** Begin **

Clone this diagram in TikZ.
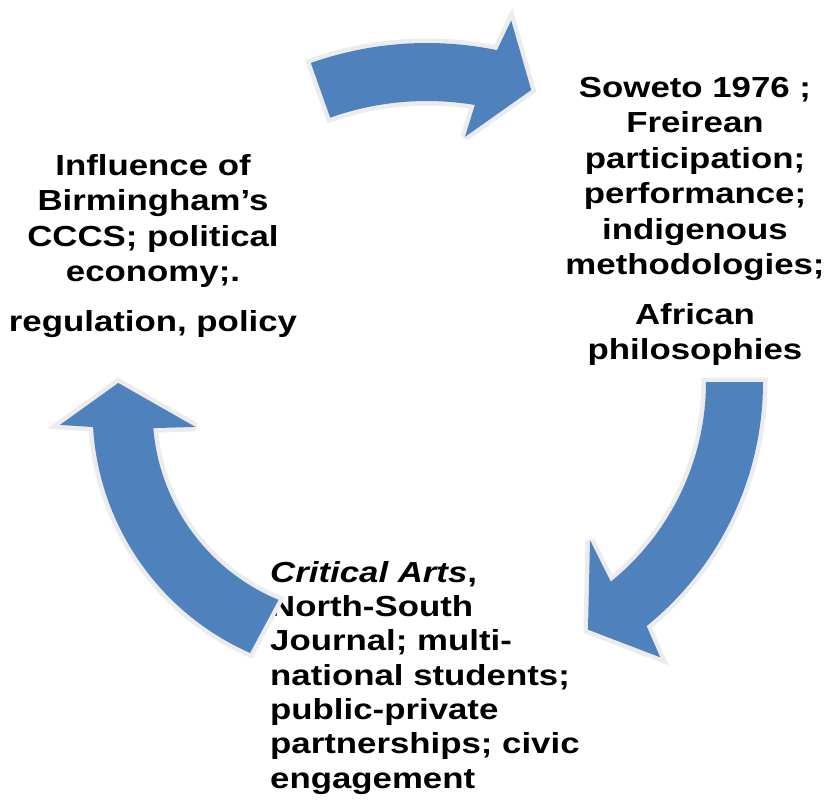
\documentclass[tikz,border=0pt]{standalone}
\usepackage{fontspec}
\setmainfont{Liberation Sans}[FakeStretch=1.2]
\definecolor{arrowblue}{RGB}{79,129,189}
\definecolor{rimgrey}{RGB}{236,236,236}
\begin{document}
\begin{tikzpicture}[x=1pt,y=-1pt,
  txt/.style={font=\fontsize{29}{35.5}\selectfont\bfseries, inner sep=0pt, text=black},
  txtb/.style={font=\fontsize{29}{34.3}\selectfont\bfseries, inner sep=0pt, text=black},
  cyclearrow/.style={fill=arrowblue, preaction={draw=rimgrey, line width=9pt, line join=miter, miter limit=3}}]
\useasboundingbox (0,0) rectangle (827,800);
\fill[white] (0,0) rectangle (827,800);

% text blocks
\node[txt, align=center, anchor=north] (left) at (153,154)
  {Influence of\\Birmingham’s\\CCCS; political\\economy;.\\[14pt]regulation, policy};
\node[txt, align=center, anchor=north] (right) at (695,77)
  {Soweto 1976 ;\\Freirean\\participation;\\performance;\\indigenous\\methodologies;\\[14pt]African\\philosophies};
\node[txtb, align=left, anchor=north west] (bottom) at (270,561)
  {\textit{Critical Arts}, \\North-South\\Journal; multi-\\national students;\\public-private\\partnerships; civic\\engagement};

% top arrow (left text -> right text)
\begin{scope}[shift={(427,391)}]
\path[cyclearrow] (-109.5:348) arc[start angle=-109.5, end angle=-78.4, radius=348]
  -- (-77.2:380) -- (-70.9:318.5) -- (-81.5:257) -- (-80.5:290)
  arc[start angle=-80.5, end angle=-109.5, radius=290] -- cycle;
\end{scope}

% right arrow (right text -> bottom text)
\begin{scope}[shift={(449,382)}]
\path[cyclearrow] (0:257) -- (0:314) arc[start angle=0, end angle=51, radius=314]
  -- (52.5:347) -- (60.7:284) -- (48.3:212) -- (51:257)
  arc[start angle=51, end angle=0, radius=257] -- cycle;
\end{scope}

% left arrow (bottom text -> left text)
\begin{scope}[shift={(356.6,411.4)}]
\path[cyclearrow] (113.8:264) arc[start angle=113.8, end angle=176.6, radius=264]
  -- (177.4:297) -- (186.8:240) -- (174.5:162) -- (175.3:204)
  arc[start angle=175.3, end angle=112.5, radius=204] -- cycle;
\end{scope}
\end{tikzpicture}
\end{document}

** End **

**Directions**:
Set down the material above as is, without any pictures.

**Worked solution**:
Clone this diagram in TikZ.
\documentclass[tikz,border=0pt]{standalone}
\usepackage{fontspec}
\setmainfont{Liberation Sans}[FakeStretch=1.2]
\definecolor{arrowblue}{RGB}{79,129,189}
\definecolor{rimgrey}{RGB}{236,236,236}
\begin{document}
\begin{tikzpicture}[x=1pt,y=-1pt,
  txt/.style={font=\fontsize{29}{35.5}\selectfont\bfseries, inner sep=0pt, text=black},
  txtb/.style={font=\fontsize{29}{34.3}\selectfont\bfseries, inner sep=0pt, text=black},
  cyclearrow/.style={fill=arrowblue, preaction={draw=rimgrey, line width=9pt, line join=miter, miter limit=3}}]
\useasboundingbox (0,0) rectangle (827,800);
\fill[white] (0,0) rectangle (827,800);

% text blocks
\node[txt, align=center, anchor=north] (left) at (153,154)
  {Influence of\\Birmingham’s\\CCCS; political\\economy;.\\[14pt]regulation, policy};
\node[txt, align=center, anchor=north] (right) at (695,77)
  {Soweto 1976 ;\\Freirean\\participation;\\performance;\\indigenous\\methodologies;\\[14pt]African\\philosophies};
\node[txtb, align=left, anchor=north west] (bottom) at (270,561)
  {\textit{Critical Arts}, \\North-South\\Journal; multi-\\national students;\\public-private\\partnerships; civic\\engagement};

% top arrow (left text -> right text)
\begin{scope}[shift={(427,391)}]
\path[cyclearrow] (-109.5:348) arc[start angle=-109.5, end angle=-78.4, radius=348]
  -- (-77.2:380) -- (-70.9:318.5) -- (-81.5:257) -- (-80.5:290)
  arc[start angle=-80.5, end angle=-109.5, radius=290] -- cycle;
\end{scope}

% right arrow (right text -> bottom text)
\begin{scope}[shift={(449,382)}]
\path[cyclearrow] (0:257) -- (0:314) arc[start angle=0, end angle=51, radius=314]
  -- (52.5:347) -- (60.7:284) -- (48.3:212) -- (51:257)
  arc[start angle=51, end angle=0, radius=257] -- cycle;
\end{scope}

% left arrow (bottom text -> left text)
\begin{scope}[shift={(356.6,411.4)}]
\path[cyclearrow] (113.8:264) arc[start angle=113.8, end angle=176.6, radius=264]
  -- (177.4:297) -- (186.8:240) -- (174.5:162) -- (175.3:204)
  arc[start angle=175.3, end angle=112.5, radius=204] -- cycle;
\end{scope}
\end{tikzpicture}
\end{document}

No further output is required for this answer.